The only place we can find for Van Boening to improve is in his presence overseas. Like many wines, Van Boening does not travel well. Players who do not beat him here in the USA wind up ‘upsetting’ him overseas. His best finish off of American soil is a fifth-place finish he took at the World Pool Masters. At the World Cup of Pool he partnered with Johnny Archer (another player who has struggled of late with travel) and could fare no better than 9th. At the WCOP they barely edged the team from Kuwait 6-5 and then lost by the same margin to Team Japan made up of Naoyuki Oi and Lo Li-wen. Finally, he came in 17th at the World 9-Ball Championship where he lost in the second round of the event to Carlo Biado 11-10. Van Boening had defeated Biado in the finals of the US Open 8-Ball Championship some three months earlier. He had also beaten him during the Ultimate Ten Ball Championships (again on the hill).

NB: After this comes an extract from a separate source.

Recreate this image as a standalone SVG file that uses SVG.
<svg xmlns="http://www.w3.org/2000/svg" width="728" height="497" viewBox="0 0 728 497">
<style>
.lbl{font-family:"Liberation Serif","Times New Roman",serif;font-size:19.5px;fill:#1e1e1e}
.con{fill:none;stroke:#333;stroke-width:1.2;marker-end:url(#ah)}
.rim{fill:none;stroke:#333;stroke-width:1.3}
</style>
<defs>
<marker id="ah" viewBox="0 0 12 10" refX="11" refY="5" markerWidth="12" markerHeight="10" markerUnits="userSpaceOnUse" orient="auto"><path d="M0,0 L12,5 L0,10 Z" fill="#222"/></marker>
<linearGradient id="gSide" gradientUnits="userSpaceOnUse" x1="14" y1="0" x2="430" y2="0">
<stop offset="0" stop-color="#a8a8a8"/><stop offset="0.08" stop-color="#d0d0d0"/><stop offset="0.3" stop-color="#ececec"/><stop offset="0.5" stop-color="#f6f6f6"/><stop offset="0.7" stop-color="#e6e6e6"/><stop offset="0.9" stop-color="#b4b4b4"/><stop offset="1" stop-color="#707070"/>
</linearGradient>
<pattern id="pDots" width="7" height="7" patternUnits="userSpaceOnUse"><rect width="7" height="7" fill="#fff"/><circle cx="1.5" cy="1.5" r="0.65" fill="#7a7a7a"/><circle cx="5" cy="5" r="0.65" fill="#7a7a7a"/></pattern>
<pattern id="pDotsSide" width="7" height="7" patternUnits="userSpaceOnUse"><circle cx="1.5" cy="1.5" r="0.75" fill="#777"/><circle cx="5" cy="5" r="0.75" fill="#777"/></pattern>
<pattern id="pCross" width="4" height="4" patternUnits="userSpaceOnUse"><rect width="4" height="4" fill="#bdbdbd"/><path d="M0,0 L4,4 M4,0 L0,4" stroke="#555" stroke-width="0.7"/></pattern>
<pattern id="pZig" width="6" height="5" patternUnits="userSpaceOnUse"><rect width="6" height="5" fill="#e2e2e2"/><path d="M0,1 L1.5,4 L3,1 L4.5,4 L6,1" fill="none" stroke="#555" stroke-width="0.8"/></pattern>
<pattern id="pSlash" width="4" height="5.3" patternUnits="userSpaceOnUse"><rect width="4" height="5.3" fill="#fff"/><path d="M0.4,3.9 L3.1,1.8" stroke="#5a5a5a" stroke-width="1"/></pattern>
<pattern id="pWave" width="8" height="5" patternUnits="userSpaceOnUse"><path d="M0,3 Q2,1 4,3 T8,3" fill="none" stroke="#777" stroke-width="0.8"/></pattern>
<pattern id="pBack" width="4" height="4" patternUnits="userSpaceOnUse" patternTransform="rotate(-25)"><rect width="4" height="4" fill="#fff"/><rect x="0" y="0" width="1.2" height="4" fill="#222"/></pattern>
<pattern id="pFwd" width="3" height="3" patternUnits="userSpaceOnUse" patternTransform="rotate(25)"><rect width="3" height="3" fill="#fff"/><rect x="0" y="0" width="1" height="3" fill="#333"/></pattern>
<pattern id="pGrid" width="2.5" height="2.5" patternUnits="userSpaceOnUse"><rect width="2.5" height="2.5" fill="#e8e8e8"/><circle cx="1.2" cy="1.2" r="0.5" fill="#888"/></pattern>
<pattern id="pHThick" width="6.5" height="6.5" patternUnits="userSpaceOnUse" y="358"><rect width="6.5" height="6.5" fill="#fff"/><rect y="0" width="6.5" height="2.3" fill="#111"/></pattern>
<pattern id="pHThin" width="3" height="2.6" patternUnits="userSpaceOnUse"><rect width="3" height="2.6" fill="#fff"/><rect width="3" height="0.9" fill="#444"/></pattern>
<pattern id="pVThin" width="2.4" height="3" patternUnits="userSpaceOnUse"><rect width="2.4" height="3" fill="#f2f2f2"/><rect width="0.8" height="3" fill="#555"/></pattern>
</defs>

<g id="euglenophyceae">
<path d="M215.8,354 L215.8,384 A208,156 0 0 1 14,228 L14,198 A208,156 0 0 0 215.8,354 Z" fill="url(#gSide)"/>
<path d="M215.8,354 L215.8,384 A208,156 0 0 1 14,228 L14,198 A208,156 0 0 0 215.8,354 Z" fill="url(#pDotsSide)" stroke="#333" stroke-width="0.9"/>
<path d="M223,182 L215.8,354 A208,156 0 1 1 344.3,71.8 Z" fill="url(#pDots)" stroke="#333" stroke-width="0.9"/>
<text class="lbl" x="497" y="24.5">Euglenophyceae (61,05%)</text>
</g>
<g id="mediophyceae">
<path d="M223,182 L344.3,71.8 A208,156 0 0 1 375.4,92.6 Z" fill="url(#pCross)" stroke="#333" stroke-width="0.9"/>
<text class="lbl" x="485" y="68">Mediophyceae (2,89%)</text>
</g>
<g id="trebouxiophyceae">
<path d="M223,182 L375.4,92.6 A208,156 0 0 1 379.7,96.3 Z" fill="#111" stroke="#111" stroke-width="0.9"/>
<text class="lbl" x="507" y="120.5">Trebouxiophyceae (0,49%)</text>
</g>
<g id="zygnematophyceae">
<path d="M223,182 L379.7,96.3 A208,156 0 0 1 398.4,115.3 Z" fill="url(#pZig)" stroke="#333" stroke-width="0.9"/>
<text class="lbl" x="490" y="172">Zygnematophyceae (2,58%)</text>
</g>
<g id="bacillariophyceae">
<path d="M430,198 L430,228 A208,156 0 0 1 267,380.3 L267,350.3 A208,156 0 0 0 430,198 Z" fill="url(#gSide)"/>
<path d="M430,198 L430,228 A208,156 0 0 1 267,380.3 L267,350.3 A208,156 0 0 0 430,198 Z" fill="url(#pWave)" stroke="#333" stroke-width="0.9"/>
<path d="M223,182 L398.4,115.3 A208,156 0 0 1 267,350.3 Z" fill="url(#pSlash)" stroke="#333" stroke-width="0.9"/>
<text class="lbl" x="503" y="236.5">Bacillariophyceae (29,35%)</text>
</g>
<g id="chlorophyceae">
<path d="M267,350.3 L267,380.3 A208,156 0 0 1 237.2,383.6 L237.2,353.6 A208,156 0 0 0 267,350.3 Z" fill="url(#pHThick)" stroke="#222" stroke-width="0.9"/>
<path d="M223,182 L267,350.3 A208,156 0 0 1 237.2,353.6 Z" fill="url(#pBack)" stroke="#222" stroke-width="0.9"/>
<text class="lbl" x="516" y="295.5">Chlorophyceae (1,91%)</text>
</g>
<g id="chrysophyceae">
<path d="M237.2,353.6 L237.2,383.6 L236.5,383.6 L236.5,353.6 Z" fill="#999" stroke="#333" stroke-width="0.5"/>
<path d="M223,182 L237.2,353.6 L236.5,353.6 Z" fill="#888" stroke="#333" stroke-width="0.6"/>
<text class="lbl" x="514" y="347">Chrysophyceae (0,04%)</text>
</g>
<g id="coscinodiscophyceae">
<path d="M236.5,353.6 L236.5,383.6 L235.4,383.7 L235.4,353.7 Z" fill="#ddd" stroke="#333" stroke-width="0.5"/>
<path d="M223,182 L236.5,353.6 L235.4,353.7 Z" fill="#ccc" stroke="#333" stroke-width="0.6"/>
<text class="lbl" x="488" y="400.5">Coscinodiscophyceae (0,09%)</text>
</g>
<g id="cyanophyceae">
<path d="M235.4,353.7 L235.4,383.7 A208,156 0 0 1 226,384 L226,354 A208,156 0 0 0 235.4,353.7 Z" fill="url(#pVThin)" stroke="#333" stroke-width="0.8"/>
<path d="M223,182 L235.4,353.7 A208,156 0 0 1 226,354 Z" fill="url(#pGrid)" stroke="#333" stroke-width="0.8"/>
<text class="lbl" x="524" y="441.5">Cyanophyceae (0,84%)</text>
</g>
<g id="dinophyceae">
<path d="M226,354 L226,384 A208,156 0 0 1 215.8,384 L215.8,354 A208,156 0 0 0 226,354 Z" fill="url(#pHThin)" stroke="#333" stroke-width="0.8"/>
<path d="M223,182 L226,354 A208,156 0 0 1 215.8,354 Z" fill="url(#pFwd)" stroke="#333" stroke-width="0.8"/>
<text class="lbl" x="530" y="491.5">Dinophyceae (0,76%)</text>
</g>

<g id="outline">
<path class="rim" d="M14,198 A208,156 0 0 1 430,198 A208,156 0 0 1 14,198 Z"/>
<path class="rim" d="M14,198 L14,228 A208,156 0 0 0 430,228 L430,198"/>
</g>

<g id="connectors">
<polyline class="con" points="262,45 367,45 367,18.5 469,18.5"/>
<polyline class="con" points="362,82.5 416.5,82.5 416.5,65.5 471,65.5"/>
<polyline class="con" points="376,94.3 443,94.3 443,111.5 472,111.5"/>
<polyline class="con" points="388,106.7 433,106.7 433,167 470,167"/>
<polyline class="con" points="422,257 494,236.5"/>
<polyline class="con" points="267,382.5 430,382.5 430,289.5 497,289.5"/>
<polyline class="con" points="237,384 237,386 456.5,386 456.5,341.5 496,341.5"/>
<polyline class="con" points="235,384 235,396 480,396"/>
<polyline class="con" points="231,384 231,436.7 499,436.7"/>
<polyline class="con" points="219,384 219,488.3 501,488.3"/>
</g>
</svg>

But Van Boening more than balanced out his overseas troubles with domination at home. In 2013 he was either first or second nearly half of the time. He only came in worse than tenth four times out of 41 events. That pretty much defines consistency and demands the description of dominating.

Kelly Fisher also has a lot to say about consistency. As the opportunities for women were scanty in 2013 Ms. Fisher only had seven events in which she could compete. She won two of them and finished in the top five in six of them. In the other she took 9th. Top Ten in every event played.

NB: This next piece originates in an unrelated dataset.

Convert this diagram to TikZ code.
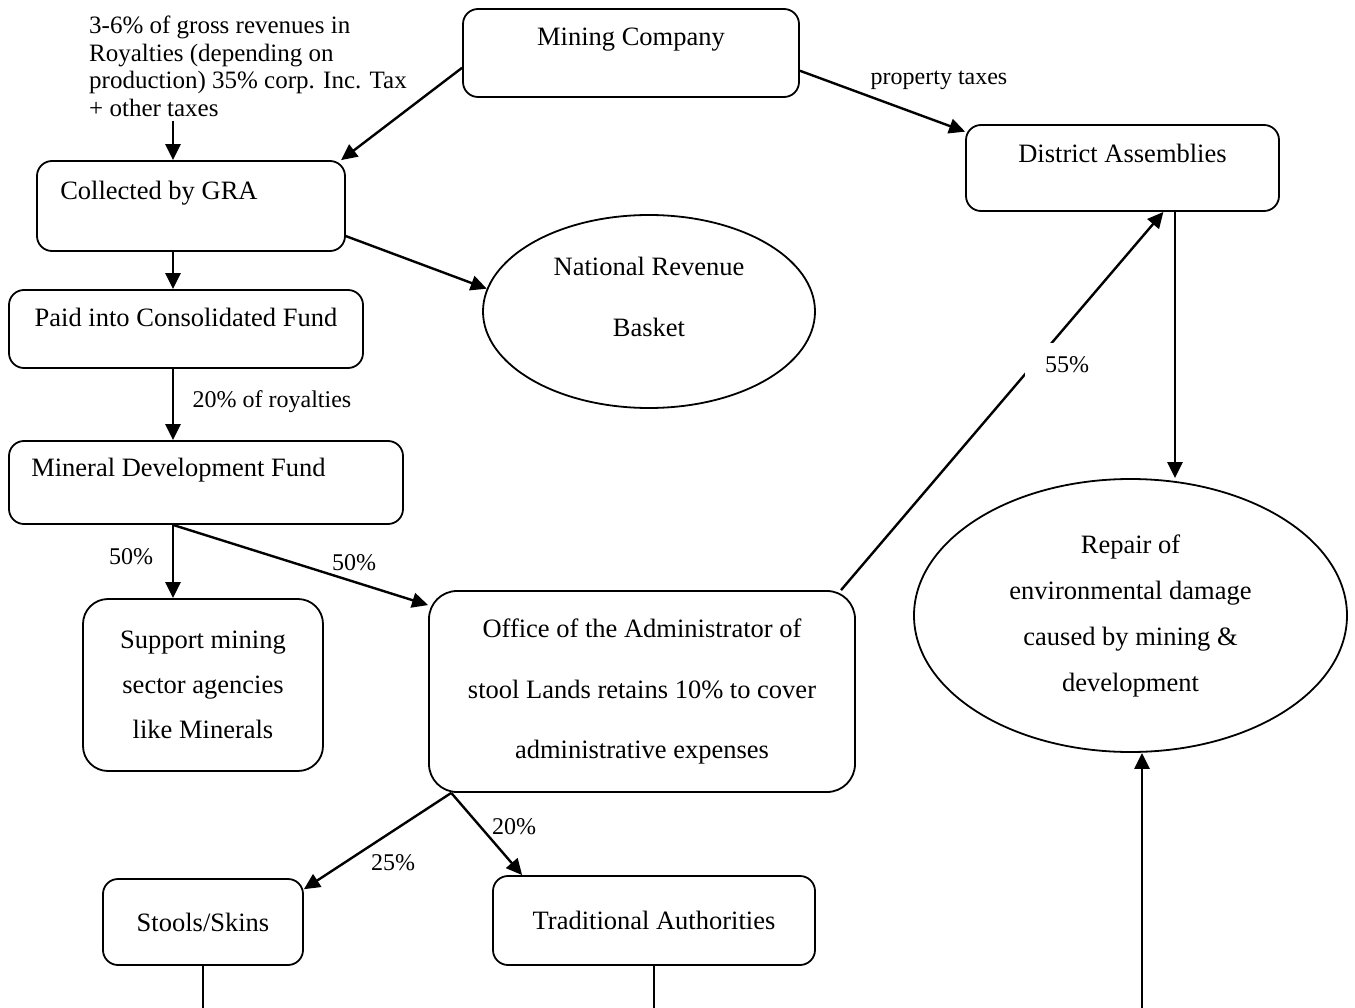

Her first-place finishes came at big events with nice paydays. When she won the Amway eSpring Open (The Amway Cup) she brought home $34,000 and the Challenge of Champions garnered her another $17,500. Those two wins alone took her earnings for the year far above any of her competitors in tournament play. In tournament competitions reported to AZBilliards MS. Fisher earned $75,000 last year while her closest competitors (Yu Han and Liu Sha Sha ) were shy of the $50,000 mark.

Fisher comes with displays of cueing power that amaze and delight. At the Amway Open she cruised through her initial group with a 4-0 record, winning 28 of the 35 racks that she played there. In the final elimination stage she went unscathed with victories over Chihiro Kawahara, Xiao Ting Pan, Chieh Yu Chou and Jasmin Ouschan.  Then, at the Women’s World 10-Ball in Manila, Fisher was undefeated going into the final match and favored to win. But on that day the balls favored home-town hero Rubilen Amit and Amit played a very solid final to leave Fisher in second place 10-7.

Kelly Fisher was only one match away from yet another finals at the China Open. She had won the event in 2012 and was knocking players over consistently with wins over quality players like Tsai Pei Chen (9-3) and Lan Hiushan (9-5).  But when she played Siming Chen her cue ball speed slipped just the tiniest amount. Always the realist, Fisher afterward admitted she missed her standard in the match. “It was a quality match. She played solid but I made a few mistakes in the middle of the match that cost me. In the last rack I thought the safety I played on the 2 was perfect but I guess she could see just a little bit of that ball.”  

At the Ultimate Ten Ball Championship Kelly Fisher had to fight for her bread. She dropped her second-round contest to Melissa Little 7-4. That loss must have opened up a large can of kickbutt in Ms. Fisher because she then went on a march that left her victims ravaged.  She demolished Emily Duddy 7-2. Elanor Callado fought hard to lose 7-4. Janet Atwell lost 7-2  and Angel Paglia was unceremoniously dumped 7-1.

Jasmin Ouschan was the next victim at 7-4. World Champion Siming Chen was tossed aside 7-3. Monica Webb would fall next (7-4) and it was only then that Fisher proved herself fallible when Line Kjoersvik was able to send her to the sidelines with a hotly contested double-hill thriller of a match.

Ms. Fisher finished in third-place at the World Games in Cali, Colombia. In this single-elimination format she lost only to the Champion, Chieh-Yu Chou of Chinese Taipei. But she paid that little debt with a victory over Karen Corr to take the title of 2013 Champion of Champions.

Our congratulations go out to both of these Professionals not only for their performance in the past year but also for the manner in which they choose to represent the game. They are acutely aware of their positions in the sport and they lead their professional lives accordingly.